In 2006, the General Assembly passed the Foundation of American Law Act to allow public display of certain documents and descriptions in courthouses and judicial buildings — the U.S. Declaration of Independence and the Ten Commandments, for example. State Rep. Tommy Benton, R-Jefferson, the bill’s sponsor, this year added legislation to allow such displays in all public buildings. The House passed the bill last week; Senate approval is likely. I posed questions to Benton via email. Here are his responses:
Q. Our economy is in the tank and foreclosures abound. Why this issue now?
A. Why not now? This issue was brought to me by a constituent who had tried to have the display placed in the Capitol, and, because of the wording in the original bill, was not allowed to. This simply corrects that problem. I have voted for every bill that pertains to job growth, to stimulating the economy and trying to help people with foreclosures that’s been brought to the House floor for a vote.
Q. Some argue the Ten Commandments have nothing to do with U.S. civil law.
A. If I thought that way, I wouldn’t have sponsored the bill. The United States was and still is a Christian nation, contrary to the rhetoric coming out of Washington, D.C. Most of the original colonies were founded by people seeking religious freedom or made some provision in their governing document that allowed for religious freedom. The charter of the colony of Georgia stated that it was to become a home for persecuted Protestants. Although Catholics were prohibited and Jews were discouraged, they later came and contributed greatly to the foundation of the state and nation. A lot of the ideas of these religious groups found their way in to the laws of the state and nation. One of those was the Ten Commandments.

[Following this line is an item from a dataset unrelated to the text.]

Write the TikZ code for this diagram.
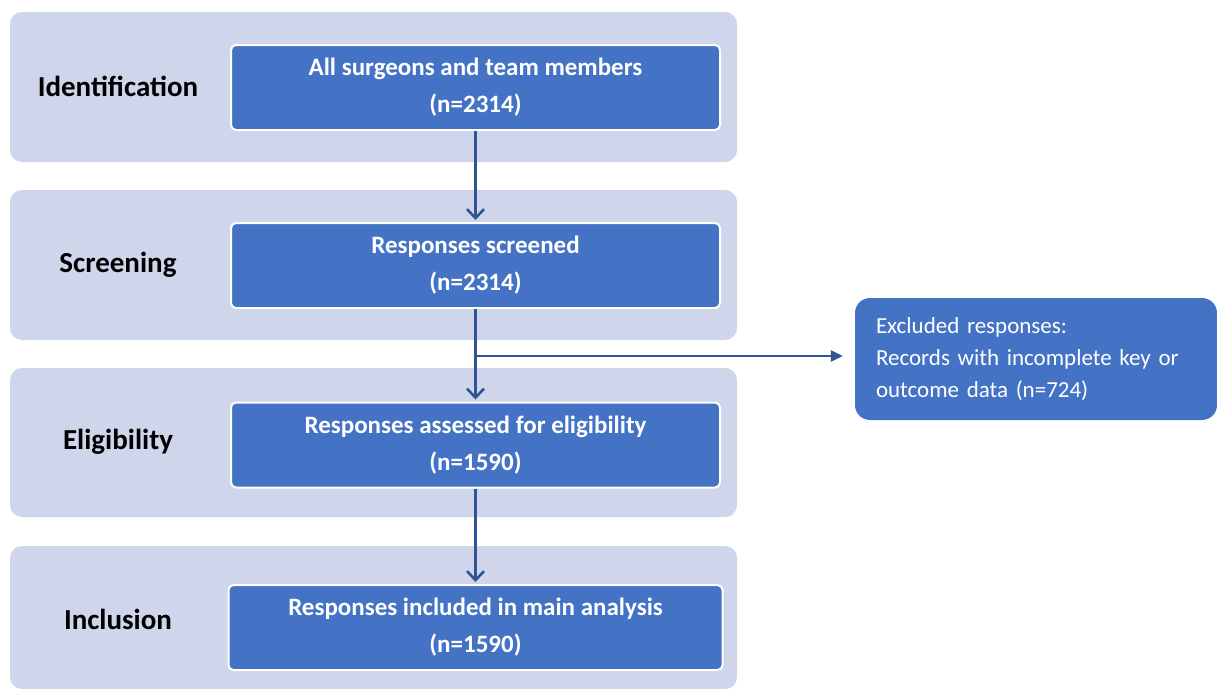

Q. Do you give any credence to claims that such displays are a government endorsement of Christianity?
A. No. The Ten Commandments are not just a Christian idea. They are a commandment by God, both Christian and Jew, of a way that our lives should be led. The displays are not paid for by government. The government allows them to be placed. The government also allows other items to be placed in public buildings.
Q. What’s your view of the separation of church and state?
A. We’re allowed freedom of religion, not freedom from religion. The First Amendment is pretty clear in that the government cannot force you to worship in a certain church or to believe one way or the other. There are no government-sponsored churches as there were in other countries when ours was founded. You had different groups coming to America looking for religious freedom and they wanted to make sure that it continued when the current government was started.